When Walker begins to come to, he has a vision (at least I think it’s a vision) of hungry people coming by the hundreds for the meat from his cattle and how even if he tried to stop them he could not. Walker rests, then manages to untie himself. Once he has freed himself, he gets his gun and goes to the front porch to sight the men who have loaded the butchered meat into their truck. As Arnold and Willy drive up the steep hill away from Walker’s ranch, he watches the truck knowing he has plenty of time to get off several shots. It has begun to snow, and the truck begins sliding across the hill. One of the men gets out and jumps on the bumper to help the truck gain traction. Walker has the perfect opportunity to take a shot. “How easy, he thought, to kill these men. They had already forgotten about him.” (50) Although it’s too late to protect that particular steer, Walker can kill the men who hurt him and stole from him, maybe even prevent others from doing the same thing. Instead, he hopes they make it up the hill safely, as illustrated by the following passage:

The tires caught and the truck gave a sudden lurch, and the man on the back almost fell.

“Hold on,” he said to himself. “Goddamn it, just hold on.”

In a few seconds he heard the cousins whooping in triumph as the truck eased on up the hill. How easy, he thought, to let them go, to allow them to sit tonight with their grateful wives and children in a warm kitchen, the air dense with the smell of cooking beef. (50)

Walker lets the men go, and the truck makes it up the hill. When Walker tries to uncock the rifle, it goes off and shoots a hole in the porch rail. He realizes they have left him enough butchered beef to last him through winter and that he has been beaten and robbed and all he managed to do was shoot up his own place.
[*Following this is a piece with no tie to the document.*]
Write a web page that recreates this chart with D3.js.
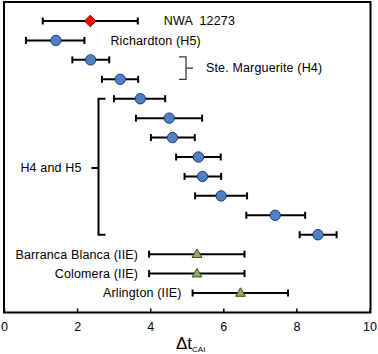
<!DOCTYPE html>
<html>
<head>
<meta charset="utf-8">
<script src="https://cdn.jsdelivr.net/npm/d3@7"></script>
<style>
  body { margin: 0; background: #fff; }
  text { font-family: "Liberation Sans", Arial, sans-serif; fill: #000; white-space: pre; }
</style>
</head>
<body>
<script>
let width = 378,
    height = 354;

// one row per sample, top to bottom
let groups = ["NWA", "H5", "H4", "H4", "H", "H", "H", "H", "H", "H", "H", "H", "IIE", "IIE", "IIE"];
let centers = [2.36, 1.42, 2.37, 3.18, 3.73, 4.52, 4.61, 5.32, 5.43, 5.94, 7.42, 8.59, 5.28, 5.28, 6.47];
let lows    = [1.06, 0.60, 1.87, 2.68, 3.01, 3.61, 4.02, 4.71, 4.94, 5.23, 6.63, 8.09, 3.97, 3.97, 5.16];
let highs   = [3.66, 2.20, 2.88, 3.67, 4.41, 5.42, 5.22, 5.93, 5.94, 6.65, 8.24, 9.10, 6.58, 6.58, 7.77];
let names   = ["NWA  12273", "Richardton (H5)", "", "", "", "", "", "", "", "", "", "",
               "Barranca Blanca (IIE)", "Colomera (IIE)", "Arlington (IIE)"];
let xTicks = [0, 2, 4, 6, 8, 10];

let rows = centers.map(function(c, i) {
  return {i: i, group: groups[i], c: c, lo: lows[i], hi: highs[i], name: names[i]};
});

let svg = d3.select("body")
            .append("svg")
            .attr("width", width)
            .attr("height", height);

let xScale = d3.scaleLinear()
               .domain([0, 10])
               .range([4, 369.5]);

let yScale = d3.scalePoint()
               .domain(d3.range(rows.length))
               .range([21, 293]);

let frameTop = 2, frameBottom = 312.5;

// frame
svg.append("rect")
   .attr("x", xScale(0))
   .attr("y", frameTop)
   .attr("width", xScale(10) - xScale(0) + 1)
   .attr("height", frameBottom - frameTop)
   .attr("fill", "none")
   .attr("stroke", "#000")
   .attr("stroke-width", 2);

// bottom axis, ticks pointing inward
let xAxis = d3.axisBottom(xScale).tickValues(xTicks).tickSize(-4).tickPadding(10);
let ax = svg.append("g")
   .attr("transform", "translate(0," + frameBottom + ")")
   .call(xAxis);
ax.select(".domain").remove();
ax.selectAll(".tick line").attr("stroke", "#000").attr("stroke-width", 1.5);
ax.selectAll(".tick text")
  .style("font-size", "12.5px")
  .style("font-family", "Liberation Sans, Arial, sans-serif")
  .attr("fill", "#000");

// axis title
let title = svg.append("text")
   .attr("x", 176)
   .attr("y", 349)
   .style("font-size", "17px");
title.append("tspan").text("\u0394t");
title.append("tspan")
   .attr("dy", 3)
   .style("font-size", "8px")
   .text("CAI");

// error bars
let bars = svg.selectAll("g.bar")
   .data(rows)
   .enter()
   .append("g")
   .attr("class", "bar")
   .attr("stroke", "#000")
   .attr("stroke-width", 2);

bars.append("line")
   .attr("x1", function(d) { return xScale(d.lo); })
   .attr("x2", function(d) { return xScale(d.hi); })
   .attr("y1", function(d) { return yScale(d.i); })
   .attr("y2", function(d) { return yScale(d.i); });

bars.selectAll("line.cap")
   .data(function(d) { return [d.lo, d.hi].map(function(v) { return {v: v, i: d.i}; }); })
   .enter()
   .append("line")
   .attr("class", "cap")
   .attr("x1", function(d) { return xScale(d.v); })
   .attr("x2", function(d) { return xScale(d.v); })
   .attr("y1", function(d) { return yScale(d.i) - 3.5; })
   .attr("y2", function(d) { return yScale(d.i) + 3.5; });

// markers
svg.selectAll("circle.pt")
   .data(rows.filter(function(d) { return d.group !== "NWA" && d.group !== "IIE"; }))
   .enter()
   .append("circle")
   .attr("class", "pt")
   .attr("cx", function(d) { return xScale(d.c); })
   .attr("cy", function(d) { return yScale(d.i); })
   .attr("r", 5.2)
   .attr("fill", "#4f7fc4")
   .attr("stroke", "#1f3b6b")
   .attr("stroke-width", 1);

svg.selectAll("path.nwa")
   .data(rows.filter(function(d) { return d.group === "NWA"; }))
   .enter()
   .append("path")
   .attr("class", "nwa")
   .attr("d", d3.symbol(d3.symbolDiamond2, 85))
   .attr("transform", function(d) { return "translate(" + xScale(d.c) + "," + yScale(d.i) + ")"; })
   .attr("fill", "#ff0000")
   .attr("stroke", "#9a0000")
   .attr("stroke-width", 1);

svg.selectAll("path.iie")
   .data(rows.filter(function(d) { return d.group === "IIE"; }))
   .enter()
   .append("path")
   .attr("class", "iie")
   .attr("d", d3.symbol(d3.symbolTriangle, 42))
   .attr("transform", function(d) { return "translate(" + xScale(d.c) + "," + (yScale(d.i) + 0.5) + ")"; })
   .attr("fill", "#8fb05a")
   .attr("stroke", "#3f5220")
   .attr("stroke-width", 1);

// labels
let fs = "12.5px";
svg.selectAll("text.lbl")
   .data(rows.filter(function(d) { return d.name && d.group !== "IIE"; }))
   .enter()
   .append("text")
   .attr("class", "lbl")
   .attr("x", function(d) { return xScale(d.hi) + 26; })
   .attr("y", function(d) { return yScale(d.i); })
   .attr("dy", "0.35em")
   .style("font-size", fs)
   .style("letter-spacing", "0.15px")
   .text(function(d) { return d.name; });

svg.selectAll("text.iie")
   .data(rows.filter(function(d) { return d.group === "IIE"; }))
   .enter()
   .append("text")
   .attr("class", "iie")
   .attr("x", function(d) { return xScale(d.lo) - 11; })
   .attr("y", function(d) { return yScale(d.i); })
   .attr("dy", "0.35em")
   .attr("text-anchor", "end")
   .style("font-size", fs)
   .style("letter-spacing", "0.15px")
   .text(function(d) { return d.name; });

// bracket for Ste. Marguerite (H4)
let h4 = rows.filter(function(d) { return d.group === "H4"; });
let bx = 186,
    by0 = yScale(h4[0].i) - 3,
    by1 = yScale(h4[h4.length - 1].i),
    bmid = (by0 + by1) / 2;
svg.append("path")
   .attr("d", "M" + (bx - 7) + "," + by0 + "H" + bx + "V" + by1 + "H" + (bx - 7) +
              "M" + bx + "," + bmid + "H" + (bx + 7))
   .attr("fill", "none")
   .attr("stroke", "#333")
   .attr("stroke-width", 1.2);
svg.append("text")
   .attr("x", bx + 20)
   .attr("y", bmid)
   .attr("dy", "0.35em")
   .style("font-size", fs)
   .style("letter-spacing", "0.15px")
   .text("Ste. Marguerite (H4)");

// bracket for H4 and H5
let hh = rows.filter(function(d) { return d.group === "H"; });
let cx0 = 98.5,
    cy0 = yScale(hh[0].i),
    cy1 = yScale(hh[hh.length - 1].i),
    cmid = 168;
svg.append("path")
   .attr("d", "M" + (cx0 + 7) + "," + cy0 + "H" + cx0 + "V" + cy1 + "H" + (cx0 + 7) +
              "M" + cx0 + "," + cmid + "H" + (cx0 - 7))
   .attr("fill", "none")
   .attr("stroke", "#000")
   .attr("stroke-width", 2);
svg.append("text")
   .attr("x", cx0 - 17)
   .attr("y", cmid)
   .attr("dy", "0.35em")
   .attr("text-anchor", "end")
   .style("font-size", fs)
   .style("letter-spacing", "0.15px")
   .text("H4 and H5");
</script>
</body>
</html>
In “Meat,” the true beginning of the plot occurs in the kitchen with Walker, Arnold, and Willy. The middle occurs while Walker is alone in the kitchen and the men are butchering then stealing his steer. The A versus B conflict is played out like this: Walker wants the men to leave his kitchen (they leave, but only after knocking him out and tying him up), Walker wants to protect his steer and himself (he fails), and then the conflict goes interior and Walker has to decide to stop the men or let them go (he lets them go). The plot and the story and the character {remember how I talked about how character and plot could not be separated?} come to climax and reach their full potential at the point when Walker can choose to shoot the men or let them go. Rather than a sickly, mourning old man with more beef than he needs he becomes benevolent, or rather, he comes back to himself as a man with the power of wisdom and kindness. The plot, the conflict between Walker and the men, is mirrored in the reflective, pre-main-plot story of the Walker family dealing with cattle thieves. In that reflective-plot story, even though the Walkers take the thieves’ horses, young Walker is respectful when he hands a hat back to one of the men. The reflective-plot deepens the unveiling of Walker’s character so that the reader knows, even before Walker does in the text of the story, that he will not shoot the men.

It took me writing and re-writing this lecture to begin to see the plot in these and other stories. That conflict, that A versus B tension, was not, prior to this exploration, apparent to me in well-written stories. Rich, good stories have so many distractions – sub-plot, description, dialogue, reflective plots – that I struggle seeing the bones of the story for the other wonderful stuff that add to the story’s meaning and beauty. That struggle with identifying plot reflects itself in my own stories as meandering structure, meandering to the extent that I tend to shy away just when the story has the potential to become interesting, to become a story. Of course, now that I have put together a graduate school lecture on plot, of all things, it seems really simple. Plot – how can a writer overlook that? And then I try to write again, or I read a story and wonder how that writer managed to convey what she did, and A versus B doesn’t seem so simple anymore, so here I am, trying to explain it to you so that it makes sense to me.